Today Chandler turns 3. THREE. She’s no longer a baby or a toddler, but a little girl with an even bigger attitude. She’s learned how to count, how to tell (or make up) stories; she’s learned to love broccoli and how to (almost) do a forward roll. But none of it compares to what she’s taught me.
I have learned more in these past 3 years than I have in my 25 years of life. This year hasn’t been easy, in fact, it may have been one of the most difficult years of my life but I wouldn’t have come out as strong as I did if it weren’t for her- for her resistance, her love, her smile. She’s taught me about unconditional love, she’s taught me patience, she’s taught me that it’s OK to have Lucky Charms for dinner, in fact, in her eyes- it’s preferred. And while those things may seem surface level, the lifelong lessons she taught me are ones that have helped me grow and become a better mom.
1. It won’t be easy, but it will be worth it.

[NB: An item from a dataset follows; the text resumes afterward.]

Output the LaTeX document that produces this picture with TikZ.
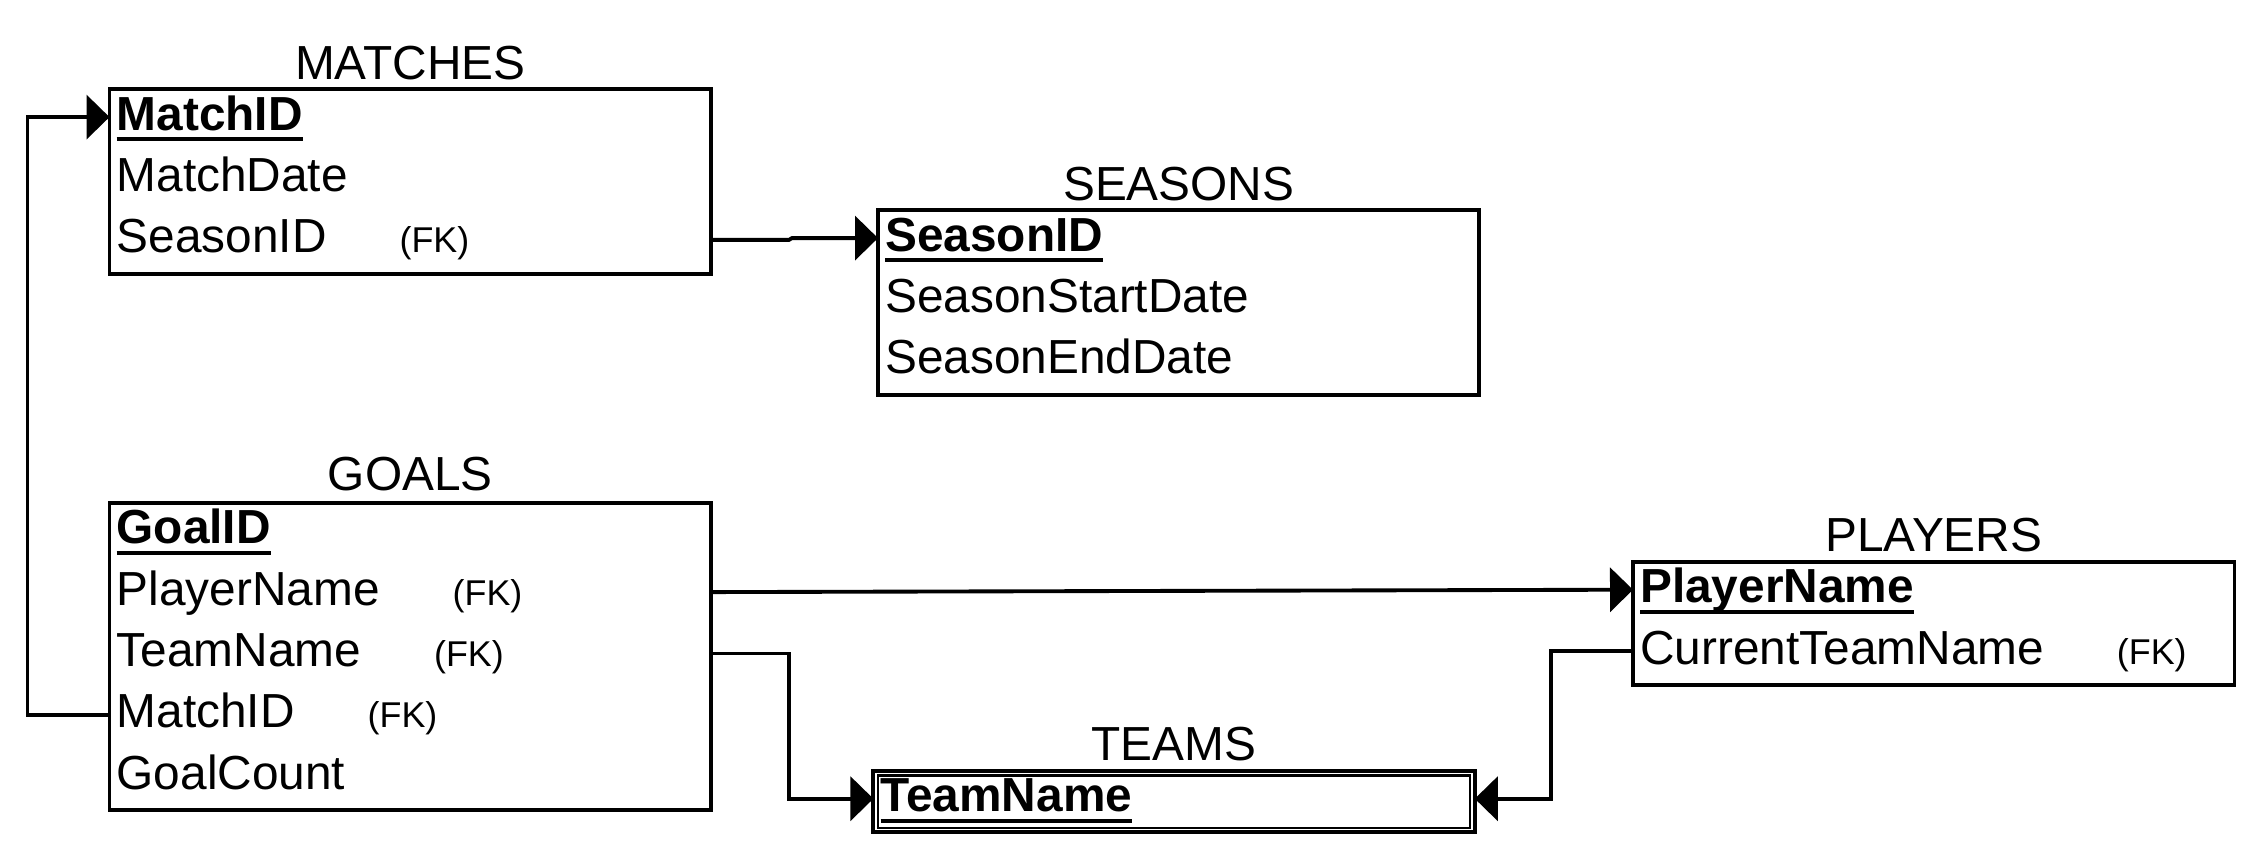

The days are long and the nights are longer. Sometimes you question whether you can handle it, but truth is, you can. You’ll have to re prioritize and learn the art of scheduling and not just remember to brush your teeth but to make sure your child does the same. Trust me, your boundaries will be pushed but you will be able to handle more than you think you can. And it’s all worth it when you see your babe smile.

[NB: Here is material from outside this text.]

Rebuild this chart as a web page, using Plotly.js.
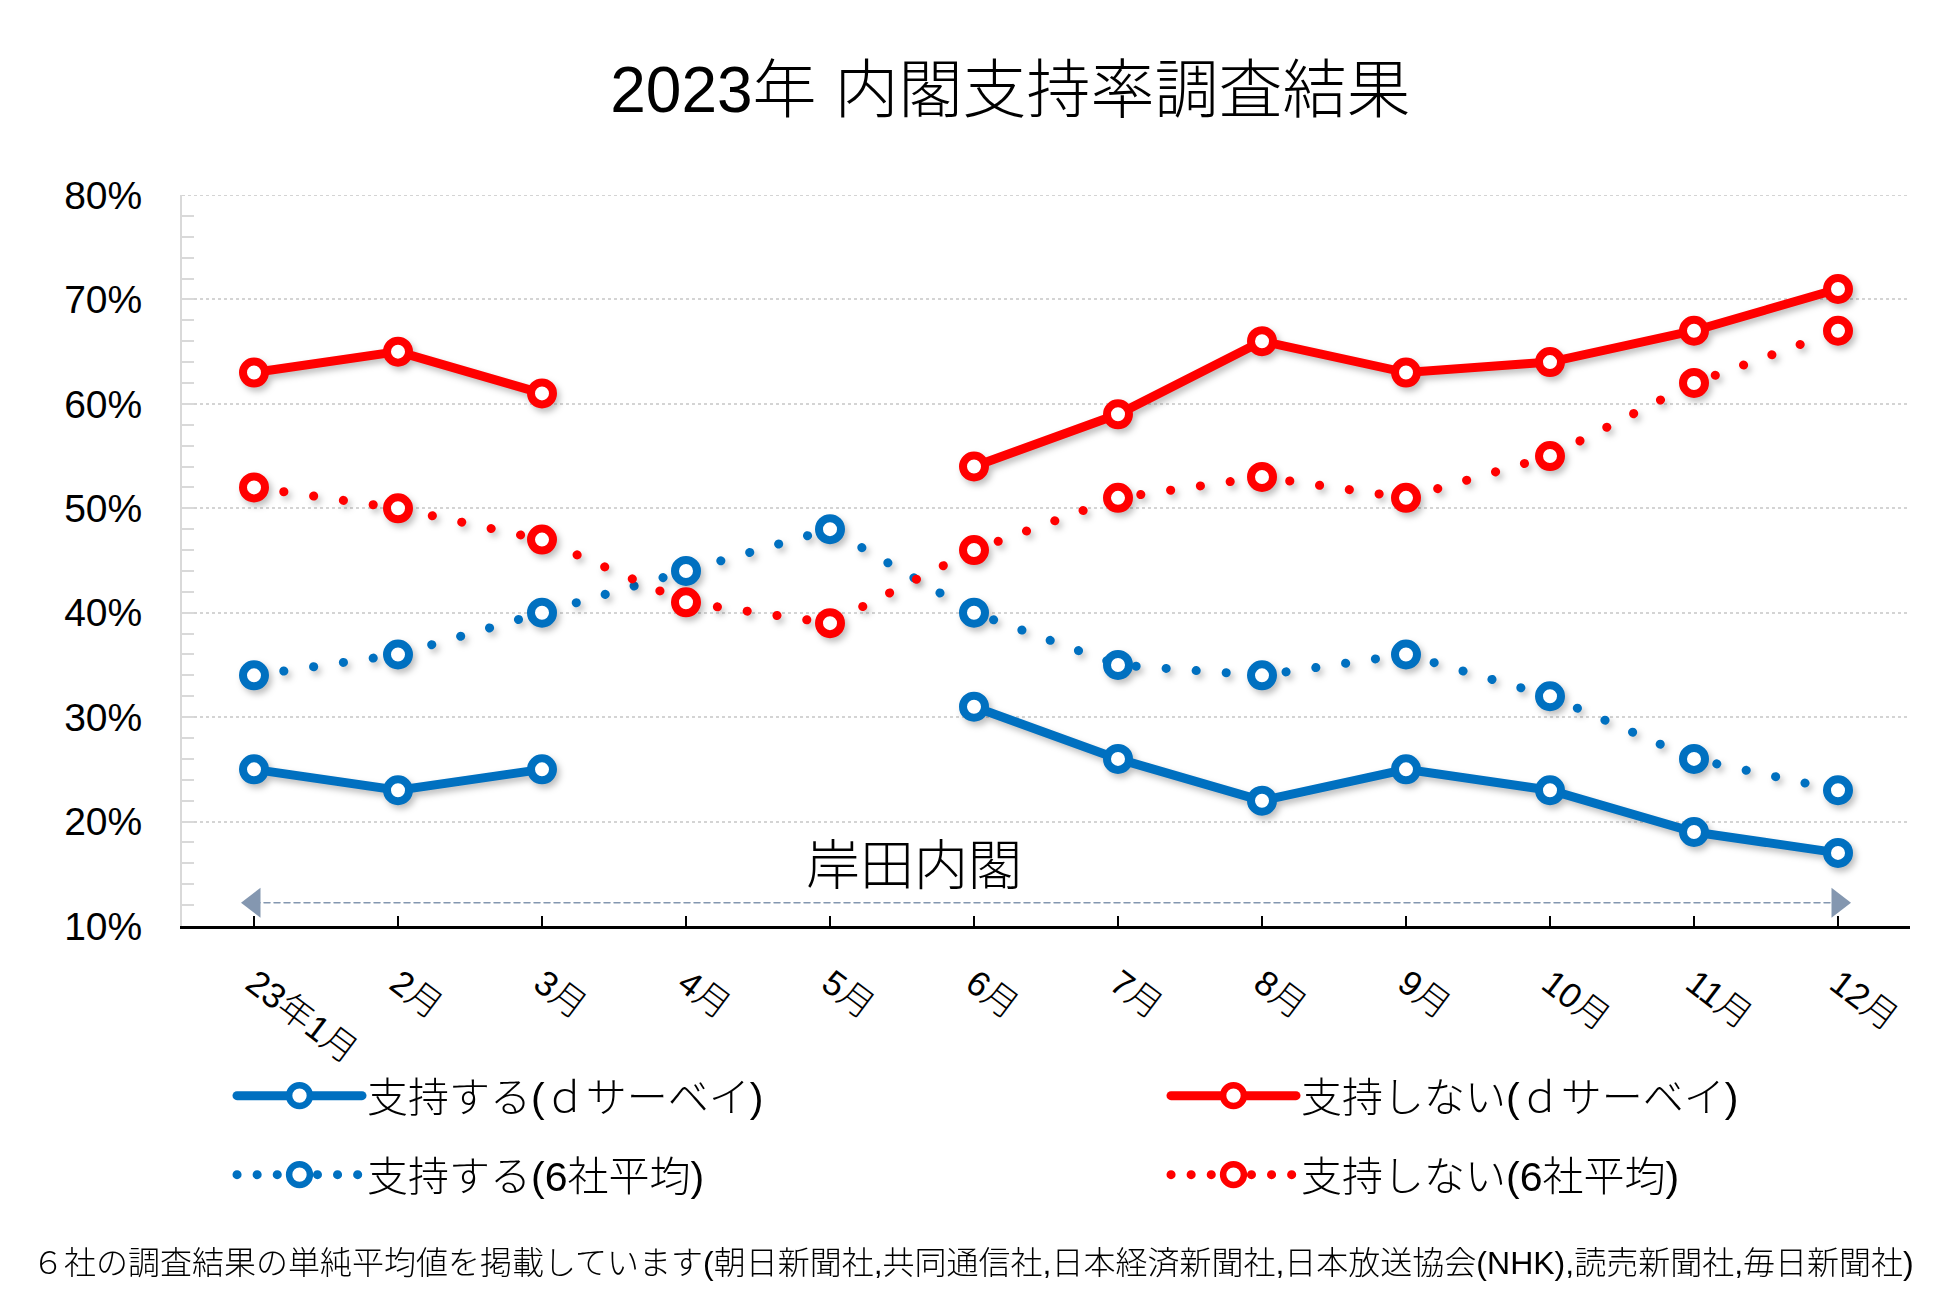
<!DOCTYPE html>
<html><head><meta charset="utf-8">
<script src="https://cdn.plot.ly/plotly-3.0.1.min.js"></script>
<style>
html,body{margin:0;padding:0;background:#fff;}
#chart{width:1958px;height:1296px;}
.scatterlayer .trace:nth-child(-n+4){filter:drop-shadow(3px 4px 3px rgba(0,0,0,0.25));}
.js-line{stroke-linecap:round;}
.legend3 .js-line,.legend4 .js-line{stroke-dasharray:0.1px,20px !important;}
.legendpoints path.scatterpts{transform:translate(67.5px,0px) scale(1.3);}
</style>
</head><body><div id="chart"></div>
<script>
const months = ['23年1月','2月','3月','4月','5月','6月','7月','8月','9月','10月','11月','12月'];
const supportD = [25,23,25,null,null,31,26,22,25,23,19,17];
const opposeD = [63,65,61,null,null,54,59,66,63,64,67,71];
const support6 = [34,36,40,44,48,40,35,34,36,32,26,23];
const oppose6 = [52,50,47,41,39,46,51,53,51,55,62,67];
const seriesNames = ['支持する(ｄサーベイ)','支持しない(ｄサーベイ)','支持する(6社平均)','支持しない(6社平均)'];
const yTicks = [10,20,30,40,50,60,70,80];
const cabinetLabel = '岸田内閣';
const cabinetSpan = ['23年1月','12月'];
const titleText = '2023年 内閣支持率調査結果';
const footnote = '６社の調査結果の単純平均値を掲載しています(朝日新聞社,共同通信社,日本経済新聞社,日本放送協会(NHK),読売新聞社,毎日新聞社)';

const BLUE = '#0070C0', RED = '#FF0000', ARROW = '#8497B0', GRID = '#d4d4d4';
const FONT = "'Liberation Sans', 'Noto Sans CJK JP', sans-serif";
const xIdx = months.map((m, i) => i);

function series(name, y, color, dotted, legendId) {
  return {
    type: 'scatter', mode: 'lines+markers', x: xIdx, y: y, name: name, legend: legendId,
    line: {color: color, width: 9, dash: dotted ? '0.1px,30px' : 'solid'},
    marker: {symbol: 'circle', size: 22, color: '#ffffff', line: {color: color, width: 8}},
    connectgaps: false, hoverinfo: 'skip'
  };
}

const spanIdx = cabinetSpan.map(m => months.indexOf(m));
const traces = [
  series(seriesNames[0], supportD, BLUE, false, 'legend'),
  series(seriesNames[1], opposeD, RED, false, 'legend2'),
  series(seriesNames[2], support6, BLUE, true, 'legend3'),
  series(seriesNames[3], oppose6, RED, true, 'legend4'),
  {
    type: 'scatter', mode: 'lines+markers', x: spanIdx, y: [12.22, 12.22],
    line: {color: ARROW, width: 1.5, dash: '6px,4px'},
    marker: {symbol: ['triangle-left', 'triangle-right'], size: 26, color: ARROW},
    showlegend: false, hoverinfo: 'skip'
  }
];

function leg(x, y) {
  return {
    x: x / 1958, xref: 'container', y: 1 - y / 1296, yref: 'container',
    xanchor: 'left', yanchor: 'middle', orientation: 'h', itemwidth: 125,
    bgcolor: 'rgba(0,0,0,0)', font: {family: FONT, size: 41, color: '#000', weight: 300}
  };
}

const layout = {
  width: 1958, height: 1296,
  paper_bgcolor: '#ffffff', plot_bgcolor: '#ffffff',
  margin: {l: 182, r: 48, t: 195, b: 370},
  showlegend: true,
  title: {
    text: titleText, xref: 'container', x: 0.516, xanchor: 'center',
    yref: 'container', y: 1 - 90 / 1296, yanchor: 'middle',
    font: {family: FONT, size: 64, color: '#000', weight: 300}
  },
  xaxis: {
    range: [-0.5, 11.5], tickvals: xIdx, ticktext: months, tickangle: 37,
    ticks: 'inside', ticklen: 10, tickwidth: 2, tickcolor: '#000',
    showline: true, linecolor: '#000', linewidth: 3, showgrid: false, zeroline: false,
    tickfont: {family: FONT, size: 35, color: '#000', weight: 300},
    ticklabelstandoff: 20, fixedrange: true
  },
  yaxis: {
    range: [10, 80], tickvals: yTicks, ticktext: yTicks.map(v => v + '%'),
    showgrid: true, gridcolor: GRID, griddash: 'dot', gridwidth: 2,
    showline: true, linecolor: '#d9d9d9', linewidth: 2,
    ticks: 'inside', ticklen: 12, tickwidth: 2, tickcolor: '#d9d9d9',
    minor: {tick0: 10, dtick: 2, ticks: 'inside', ticklen: 12, tickwidth: 2, tickcolor: '#d9d9d9', showgrid: false},
    zeroline: false,
    tickfont: {family: "'Liberation Sans', sans-serif", size: 39, color: '#000'},
    ticklabelstandoff: 30, fixedrange: true
  },
  shapes: [
    {type: 'line', xref: 'paper', yref: 'y', x0: 0, x1: 1, y0: yTicks[yTicks.length - 1], y1: yTicks[yTicks.length - 1],
     line: {color: GRID, width: 2, dash: 'dot'}, layer: 'below'}
  ],
  legend: leg(232, 1096),
  legend2: leg(1166, 1096),
  legend3: leg(232, 1175),
  legend4: leg(1166, 1175),
  annotations: [
    {text: cabinetLabel, xref: 'x', yref: 'y', x: 4.58, y: 15.72, showarrow: false,
     xanchor: 'center', yanchor: 'middle', font: {family: FONT, size: 54, color: '#000', weight: 300}},
    {text: footnote, xref: 'paper', yref: 'paper', x: (973 - 182) / 1728, y: (926.5 - 1264) / 731.5,
     showarrow: false, xanchor: 'center', yanchor: 'middle',
     font: {family: FONT, size: 32, color: '#000', weight: 300}}
  ]
};

Plotly.newPlot('chart', traces, layout, {displayModeBar: false, staticPlot: true});
</script>
</body></html>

2. Let them make decisions.
It’s a hard internal battle to face. We want them to stay little forever, but want them to grow up and become strong, independent people. So with that being said, let them choose and choose your battles. If they want to wear their Princess Belle dress to go grocery shopping, then Mama, that is not your battle to win. Let them play on the playground, let them have ice cream before dinner- they will be OK and showing you trust them to do the right thing will show them more love than you can tell them.
3. You’re doing great.
There’s not right way to do this. None of us knew what we were getting into when our children were born and hell, I don’t think I am alone in saying I still have no idea what I’m doing. We all have mommy friends, or are apart of forums, or even our own mothers telling us how to parent- take all the advice with a grain of salt and choose to do what’s best for your child. Keep it up, Mama.